--- begin ---
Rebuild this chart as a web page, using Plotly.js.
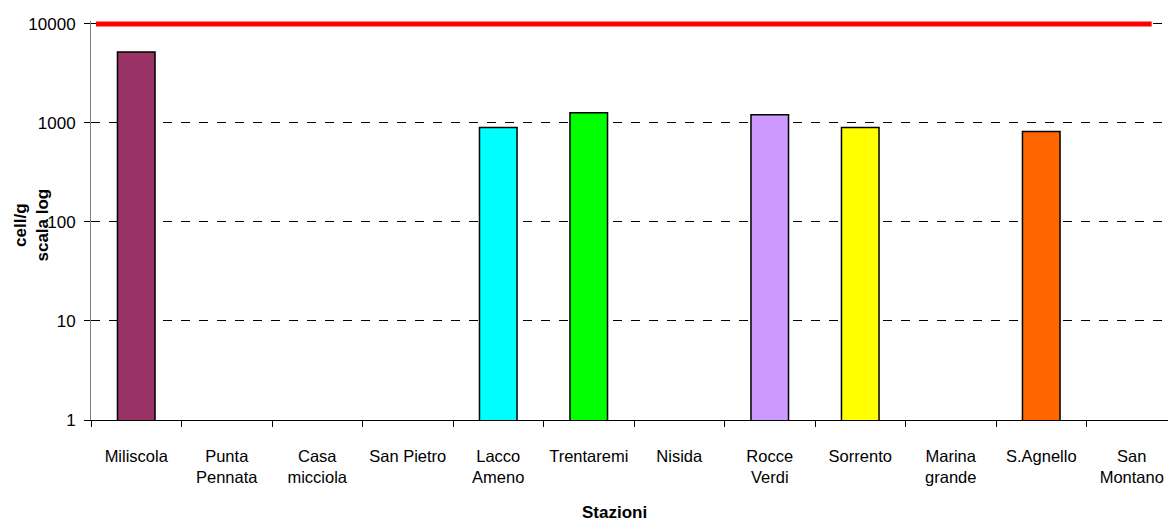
<!DOCTYPE html>
<html>
<head>
<meta charset="utf-8">
<script src="https://cdn.plot.ly/plotly-3.0.1.min.js"></script>
<style>
html,body{margin:0;padding:0;overflow:hidden;background:#fff;}
#chart{width:1177px;height:521px;}
</style>
</head>
<body>
<div id="chart"></div>
<script>
const categories = ['Miliscola','Punta Pennata','Casa micciola','San Pietro','Lacco Ameno','Trentaremi','Nisida','Rocce Verdi','Sorrento','Marina grande','S.Agnello','San Montano'];
const tickLabels = ['Miliscola','Punta<br>Pennata','Casa<br>micciola','San Pietro','Lacco<br>Ameno','Trentaremi','Nisida','Rocce<br>Verdi','Sorrento','Marina<br>grande','S.Agnello','San<br>Montano'];
const cellValues = [5200, null, null, null, 900, 1270, null, 1210, 900, null, 820, null];
const barColors = ['#993366','#993366','#993366','#993366','#00FFFF','#00FF00','#993366','#CC99FF','#FFFF00','#993366','#FF6600','#993366'];
const threshold = 10000;
const yTickVals = [1, 10, 100, 1000, 10000];
const yTickText = ['1', '10', '100', '1000', '10000'];

const font = 'Liberation Sans, Arial, sans-serif';

const trace = {
  type: 'bar',
  x: categories,
  y: cellValues,
  marker: {color: barColors, line: {color: '#000000', width: 1.5}},
  hoverinfo: 'x+y',
  showlegend: false
};

const layout = {
  width: 1177,
  height: 521,
  margin: {l: 91, r: 0, t: 21, b: 101},
  paper_bgcolor: '#ffffff',
  plot_bgcolor: '#ffffff',
  bargap: 0.585,
  font: {family: font, size: 17, color: '#000'},
  xaxis: {
    type: 'category',
    tickmode: 'array',
    tickvals: categories,
    ticktext: tickLabels,
    tickangle: 0,
    tickson: 'boundaries',
    ticks: 'outside',
    ticklen: 6,
    tickcolor: '#000',
    showline: true,
    linecolor: '#000',
    linewidth: 1,
    showgrid: false,
    tickfont: {family: font, size: 16.5, color: '#000'},
    ticklabelstandoff: 21,
    range: [-0.5, 11.5],
    fixedrange: true
  },
  yaxis: {
    type: 'log',
    range: [0, 4.03],
    tickmode: 'array',
    tickvals: yTickVals,
    ticktext: yTickText,
    ticks: 'outside',
    ticklen: 6,
    tickcolor: '#000',
    showline: true,
    linecolor: '#808080',
    linewidth: 1,
    showgrid: true,
    gridcolor: '#000',
    gridwidth: 1,
    griddash: 'dash',
    zeroline: false,
    tickfont: {family: font, size: 17, color: '#000'},
    ticklabelstandoff: 5,
    fixedrange: true
  },
  shapes: [{
    type: 'line',
    xref: 'x', yref: 'y',
    x0: -0.445, x1: 11.22,
    y0: threshold, y1: threshold,
    line: {color: '#FF0000', width: 5}
  }],
  annotations: [
    {
      text: '<b>cell/g<br>scala log</b>',
      xref: 'paper', yref: 'paper',
      x: -0.0557, y: 0.4887,
      xanchor: 'center', yanchor: 'middle',
      textangle: -90,
      showarrow: false,
      align: 'center',
      font: {family: font, size: 17, color: '#000'}
    },
    {
      text: '<b>Stazioni</b>',
      xref: 'paper', yref: 'paper',
      x: 0.4825, y: -0.2306,
      xanchor: 'center', yanchor: 'middle',
      showarrow: false,
      font: {family: font, size: 17, color: '#000'}
    }
  ]
};

Plotly.newPlot('chart', [trace], layout, {displayModeBar: false, staticPlot: true});
</script>
</body>
</html>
--- end ---
**Directive**
Skipping the pictures, transcribe each line above exactly as it appears.

**Exercise solution**
Rebuild this chart as a web page, using Plotly.js.
<!DOCTYPE html>
<html>
<head>
<meta charset="utf-8">
<script src="https://cdn.plot.ly/plotly-3.0.1.min.js"></script>
<style>
html,body{margin:0;padding:0;overflow:hidden;background:#fff;}
#chart{width:1177px;height:521px;}
</style>
</head>
<body>
<div id="chart"></div>
<script>
const categories = ['Miliscola','Punta Pennata','Casa micciola','San Pietro','Lacco Ameno','Trentaremi','Nisida','Rocce Verdi','Sorrento','Marina grande','S.Agnello','San Montano'];
const tickLabels = ['Miliscola','Punta<br>Pennata','Casa<br>micciola','San Pietro','Lacco<br>Ameno','Trentaremi','Nisida','Rocce<br>Verdi','Sorrento','Marina<br>grande','S.Agnello','San<br>Montano'];
const cellValues = [5200, null, null, null, 900, 1270, null, 1210, 900, null, 820, null];
const barColors = ['#993366','#993366','#993366','#993366','#00FFFF','#00FF00','#993366','#CC99FF','#FFFF00','#993366','#FF6600','#993366'];
const threshold = 10000;
const yTickVals = [1, 10, 100, 1000, 10000];
const yTickText = ['1', '10', '100', '1000', '10000'];

const font = 'Liberation Sans, Arial, sans-serif';

const trace = {
  type: 'bar',
  x: categories,
  y: cellValues,
  marker: {color: barColors, line: {color: '#000000', width: 1.5}},
  hoverinfo: 'x+y',
  showlegend: false
};

const layout = {
  width: 1177,
  height: 521,
  margin: {l: 91, r: 0, t: 21, b: 101},
  paper_bgcolor: '#ffffff',
  plot_bgcolor: '#ffffff',
  bargap: 0.585,
  font: {family: font, size: 17, color: '#000'},
  xaxis: {
    type: 'category',
    tickmode: 'array',
    tickvals: categories,
    ticktext: tickLabels,
    tickangle: 0,
    tickson: 'boundaries',
    ticks: 'outside',
    ticklen: 6,
    tickcolor: '#000',
    showline: true,
    linecolor: '#000',
    linewidth: 1,
    showgrid: false,
    tickfont: {family: font, size: 16.5, color: '#000'},
    ticklabelstandoff: 21,
    range: [-0.5, 11.5],
    fixedrange: true
  },
  yaxis: {
    type: 'log',
    range: [0, 4.03],
    tickmode: 'array',
    tickvals: yTickVals,
    ticktext: yTickText,
    ticks: 'outside',
    ticklen: 6,
    tickcolor: '#000',
    showline: true,
    linecolor: '#808080',
    linewidth: 1,
    showgrid: true,
    gridcolor: '#000',
    gridwidth: 1,
    griddash: 'dash',
    zeroline: false,
    tickfont: {family: font, size: 17, color: '#000'},
    ticklabelstandoff: 5,
    fixedrange: true
  },
  shapes: [{
    type: 'line',
    xref: 'x', yref: 'y',
    x0: -0.445, x1: 11.22,
    y0: threshold, y1: threshold,
    line: {color: '#FF0000', width: 5}
  }],
  annotations: [
    {
      text: '<b>cell/g<br>scala log</b>',
      xref: 'paper', yref: 'paper',
      x: -0.0557, y: 0.4887,
      xanchor: 'center', yanchor: 'middle',
      textangle: -90,
      showarrow: false,
      align: 'center',
      font: {family: font, size: 17, color: '#000'}
    },
    {
      text: '<b>Stazioni</b>',
      xref: 'paper', yref: 'paper',
      x: 0.4825, y: -0.2306,
      xanchor: 'center', yanchor: 'middle',
      showarrow: false,
      font: {family: font, size: 17, color: '#000'}
    }
  ]
};

Plotly.newPlot('chart', [trace], layout, {displayModeBar: false, staticPlot: true});
</script>
</body>
</html>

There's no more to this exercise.